In the recent US election a book entitled Whatever Happened to Kansas showed how the people of Kansas in supporting Bush, voted against their economic interests (wages, employment, health care) in favour of their cultural values (against gay marriage, abortion, flag burning). One reviewer showed his cloven hoof by using the Marxist term 'false consciousness' in this connection, implying these people were deluded. I think they simply acted as Weber said they could, faith overrode wealth. Marx may have been a non-realist in his theology but his ethics were certainly realist! Were the Christian left to take note of Marx's idea of base and superstructure, they could see the error of their ways. They are trying to build a humanist superstructure on a theistic base. It can't be done. Either God or humanity is the measure of all things. I don't see how any compromise is possible.

What my dream showed me was how profound the change in our culture I have envisaged would have to be. Such a change - if it occurs at all - is decades away. I doubt if I will see any sign of it in my lifetime.
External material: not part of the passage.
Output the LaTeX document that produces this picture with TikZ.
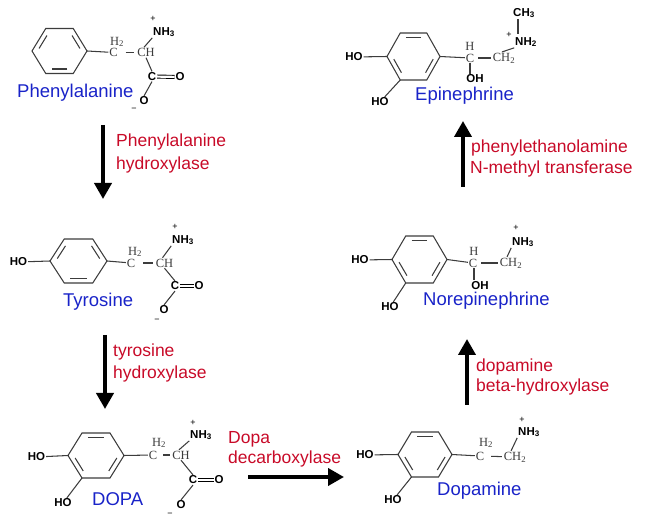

It could be objected that I need to be more positive in my outlook. It is not enough, it could be said, simply to oppose 'Crossanity' - as Bernard Shaw called it. There needs to be a symbol to replace the cross, one for a humanised Christianity, one for a faith based on the historical Jesus. What could stand for peace on earth in fulfilment of human needs? There is an evangelical group which uses the fish as their sign of faith, certainly an improvement. But this is just spin, they are impeccably orthodox! For a long time I have felt that the cup or chalice could be the symbol for a New Reformation. Representing, as it does, both satisfaction and enjoyment, it would be the ideal icon. It was used by the Utraquists, a Hussite sect in Bohemia in the fifteenth century. They advocated communion for the laity of both kinds, bread and wine (Latin utraque: both) - now seven hundred years later, orthodox Catholic practice! and were, like Jesus, revolting peasants. But at other times I feel we should imitate the modesty of the Quakers, avoid symbols and show our beliefs by our way of life.

Peter Lumsden

Peter Lumsden was a long-standing member of Sea of Faith Network, attending every national conference, until his death in 2007.